> **Dataset section**
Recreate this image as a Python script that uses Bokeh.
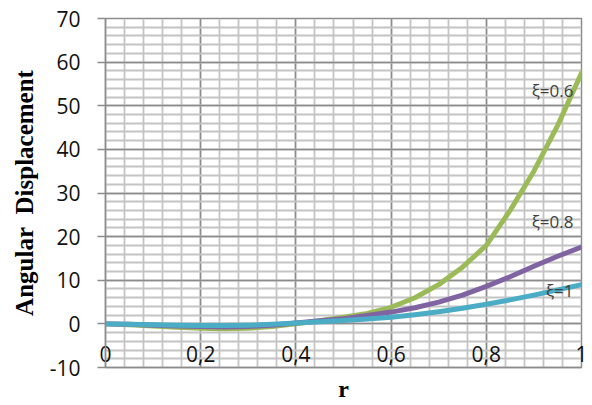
from bokeh.plotting import figure
from bokeh.models import Range1d, SingleIntervalTicker, FixedTicker, CustomJSTickFormatter
from bokeh.embed import file_html
from bokeh.resources import INLINE
from bokeh.core.properties import value

# ---- data ----
r = [0.0, 0.05, 0.1, 0.15, 0.2, 0.25, 0.3, 0.35, 0.4, 0.45, 0.5,
     0.55, 0.6, 0.65, 0.7, 0.75, 0.8, 0.85, 0.9, 0.95, 1.0]
xi_06 = [0.0, -0.2, -0.5, -0.8, -1.0, -1.1, -1.0, -0.6, 0.0, 0.7, 1.5,
         2.4, 3.8, 6.0, 9.0, 13.0, 18.0, 26.0, 35.0, 45.5, 57.5]
xi_08 = [0.0, -0.1, -0.3, -0.5, -0.6, -0.7, -0.6, -0.3, 0.2, 0.7, 1.2,
         1.9, 2.7, 3.7, 5.0, 6.6, 8.6, 10.8, 13.2, 15.5, 17.6]
xi_1 = [0.0, -0.1, -0.2, -0.3, -0.4, -0.4, -0.3, -0.1, 0.2, 0.5, 0.8,
        1.1, 1.5, 2.1, 2.8, 3.6, 4.5, 5.5, 6.6, 7.8, 9.0]

series_names = ["ξ=0.6", "ξ=0.8", "ξ=1"]
series_colors = ["#9BBB59", "#8064A2", "#4BACC6"]
label_y = [53.5, 23.5, 7.7]

x_ticks = [0.0, 0.2, 0.4, 0.6, 0.8, 1.0]
y_ticks = [-10, 0, 10, 20, 30, 40, 50, 60, 70]

p = figure(width=592, height=405, output_backend="svg", toolbar_location=None,
           x_range=Range1d(0, 1), y_range=Range1d(-10, 70),
           min_border_left=105, min_border_right=11, min_border_top=18,
           min_border_bottom=38)
p.background_fill_color = "white"
p.border_fill_color = "white"
p.outline_line_color = "#8c8c8c"
p.outline_line_width = 1.5

xt = SingleIntervalTicker(interval=0.2, num_minor_ticks=5)
yt = SingleIntervalTicker(interval=10, num_minor_ticks=5)
p.xaxis.ticker = FixedTicker(ticks=x_ticks)
p.yaxis.ticker = FixedTicker(ticks=y_ticks)
p.xgrid.ticker = xt
p.ygrid.ticker = yt
for g in (p.xgrid, p.ygrid):
    g.grid_line_color = "#8c8c8c"
    g.grid_line_width = 1.5
    g.minor_grid_line_color = "#c4c4c4"
    g.minor_grid_line_width = 1.8

tick_font = "Open Sans"
# y axis
p.yaxis.formatter = CustomJSTickFormatter(code="return String(Math.round(tick));")
p.yaxis.axis_line_color = "#8c8c8c"
p.yaxis.axis_line_width = 1.5
p.yaxis.major_tick_line_color = "#8c8c8c"
p.yaxis.major_tick_line_width = 1.5
p.yaxis.major_tick_out = 8
p.yaxis.major_tick_in = 0
p.yaxis.minor_tick_out = 0
p.yaxis.minor_tick_in = 0
p.yaxis.major_label_standoff = 17
p.yaxis.major_label_text_font = tick_font
p.yaxis.major_label_text_font_size = "21px"
p.yaxis.major_label_text_color = "#111111"
p.yaxis.axis_label = "Angular\u00a0 Displacement"
p.yaxis.axis_label_text_font = "Liberation Serif"
p.yaxis.axis_label_text_font_style = "bold"
p.yaxis.axis_label_text_font_size = "25px"
p.yaxis.axis_label_text_color = "#000000"
p.yaxis.axis_label_standoff = 9

# x axis: labels drawn inward, just above the bottom line
p.xaxis.formatter = CustomJSTickFormatter(
    code="return String(Math.round(tick * 10) / 10).replace('.', ',');")
p.xaxis.axis_line_color = "#8c8c8c"
p.xaxis.axis_line_width = 1.5
p.xaxis.major_tick_out = 0
p.xaxis.major_tick_in = 0
p.xaxis.minor_tick_out = 0
p.xaxis.minor_tick_in = 0
p.xaxis.major_label_standoff = -22
p.xaxis.major_label_text_font = tick_font
p.xaxis.major_label_text_font_size = "21px"
p.xaxis.major_label_text_color = "#111111"
p.xaxis.axis_label = "r"
p.xaxis.axis_label_text_font = "Liberation Serif"
p.xaxis.axis_label_text_font_style = "bold"
p.xaxis.axis_label_text_font_size = "24px"
p.xaxis.axis_label_text_color = "#000000"
p.xaxis.axis_label_standoff = 11

# curves
for ys, c in zip([xi_06, xi_08, xi_1], series_colors):
    p.line(r, ys, line_color=c, line_width=5, line_cap="round", line_join="round")

# curve labels
p.text(x=[1.0] * 3, y=label_y, text=series_names, text_font=value(tick_font),
       text_font_size="17px", text_align="right", text_baseline="middle",
       text_color="#404040", x_offset=-8)

open("out.html", "w").write(file_html(p, INLINE))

> **What you will do**
Keep the pictures out of the copy and return the rest of the data above exactly.

> **Response for this exercise**
Recreate this image as a Python script that uses Bokeh.
from bokeh.plotting import figure
from bokeh.models import Range1d, SingleIntervalTicker, FixedTicker, CustomJSTickFormatter
from bokeh.embed import file_html
from bokeh.resources import INLINE
from bokeh.core.properties import value

# ---- data ----
r = [0.0, 0.05, 0.1, 0.15, 0.2, 0.25, 0.3, 0.35, 0.4, 0.45, 0.5,
     0.55, 0.6, 0.65, 0.7, 0.75, 0.8, 0.85, 0.9, 0.95, 1.0]
xi_06 = [0.0, -0.2, -0.5, -0.8, -1.0, -1.1, -1.0, -0.6, 0.0, 0.7, 1.5,
         2.4, 3.8, 6.0, 9.0, 13.0, 18.0, 26.0, 35.0, 45.5, 57.5]
xi_08 = [0.0, -0.1, -0.3, -0.5, -0.6, -0.7, -0.6, -0.3, 0.2, 0.7, 1.2,
         1.9, 2.7, 3.7, 5.0, 6.6, 8.6, 10.8, 13.2, 15.5, 17.6]
xi_1 = [0.0, -0.1, -0.2, -0.3, -0.4, -0.4, -0.3, -0.1, 0.2, 0.5, 0.8,
        1.1, 1.5, 2.1, 2.8, 3.6, 4.5, 5.5, 6.6, 7.8, 9.0]

series_names = ["ξ=0.6", "ξ=0.8", "ξ=1"]
series_colors = ["#9BBB59", "#8064A2", "#4BACC6"]
label_y = [53.5, 23.5, 7.7]

x_ticks = [0.0, 0.2, 0.4, 0.6, 0.8, 1.0]
y_ticks = [-10, 0, 10, 20, 30, 40, 50, 60, 70]

p = figure(width=592, height=405, output_backend="svg", toolbar_location=None,
           x_range=Range1d(0, 1), y_range=Range1d(-10, 70),
           min_border_left=105, min_border_right=11, min_border_top=18,
           min_border_bottom=38)
p.background_fill_color = "white"
p.border_fill_color = "white"
p.outline_line_color = "#8c8c8c"
p.outline_line_width = 1.5

xt = SingleIntervalTicker(interval=0.2, num_minor_ticks=5)
yt = SingleIntervalTicker(interval=10, num_minor_ticks=5)
p.xaxis.ticker = FixedTicker(ticks=x_ticks)
p.yaxis.ticker = FixedTicker(ticks=y_ticks)
p.xgrid.ticker = xt
p.ygrid.ticker = yt
for g in (p.xgrid, p.ygrid):
    g.grid_line_color = "#8c8c8c"
    g.grid_line_width = 1.5
    g.minor_grid_line_color = "#c4c4c4"
    g.minor_grid_line_width = 1.8

tick_font = "Open Sans"
# y axis
p.yaxis.formatter = CustomJSTickFormatter(code="return String(Math.round(tick));")
p.yaxis.axis_line_color = "#8c8c8c"
p.yaxis.axis_line_width = 1.5
p.yaxis.major_tick_line_color = "#8c8c8c"
p.yaxis.major_tick_line_width = 1.5
p.yaxis.major_tick_out = 8
p.yaxis.major_tick_in = 0
p.yaxis.minor_tick_out = 0
p.yaxis.minor_tick_in = 0
p.yaxis.major_label_standoff = 17
p.yaxis.major_label_text_font = tick_font
p.yaxis.major_label_text_font_size = "21px"
p.yaxis.major_label_text_color = "#111111"
p.yaxis.axis_label = "Angular\u00a0 Displacement"
p.yaxis.axis_label_text_font = "Liberation Serif"
p.yaxis.axis_label_text_font_style = "bold"
p.yaxis.axis_label_text_font_size = "25px"
p.yaxis.axis_label_text_color = "#000000"
p.yaxis.axis_label_standoff = 9

# x axis: labels drawn inward, just above the bottom line
p.xaxis.formatter = CustomJSTickFormatter(
    code="return String(Math.round(tick * 10) / 10).replace('.', ',');")
p.xaxis.axis_line_color = "#8c8c8c"
p.xaxis.axis_line_width = 1.5
p.xaxis.major_tick_out = 0
p.xaxis.major_tick_in = 0
p.xaxis.minor_tick_out = 0
p.xaxis.minor_tick_in = 0
p.xaxis.major_label_standoff = -22
p.xaxis.major_label_text_font = tick_font
p.xaxis.major_label_text_font_size = "21px"
p.xaxis.major_label_text_color = "#111111"
p.xaxis.axis_label = "r"
p.xaxis.axis_label_text_font = "Liberation Serif"
p.xaxis.axis_label_text_font_style = "bold"
p.xaxis.axis_label_text_font_size = "24px"
p.xaxis.axis_label_text_color = "#000000"
p.xaxis.axis_label_standoff = 11

# curves
for ys, c in zip([xi_06, xi_08, xi_1], series_colors):
    p.line(r, ys, line_color=c, line_width=5, line_cap="round", line_join="round")

# curve labels
p.text(x=[1.0] * 3, y=label_y, text=series_names, text_font=value(tick_font),
       text_font_size="17px", text_align="right", text_baseline="middle",
       text_color="#404040", x_offset=-8)

open("out.html", "w").write(file_html(p, INLINE))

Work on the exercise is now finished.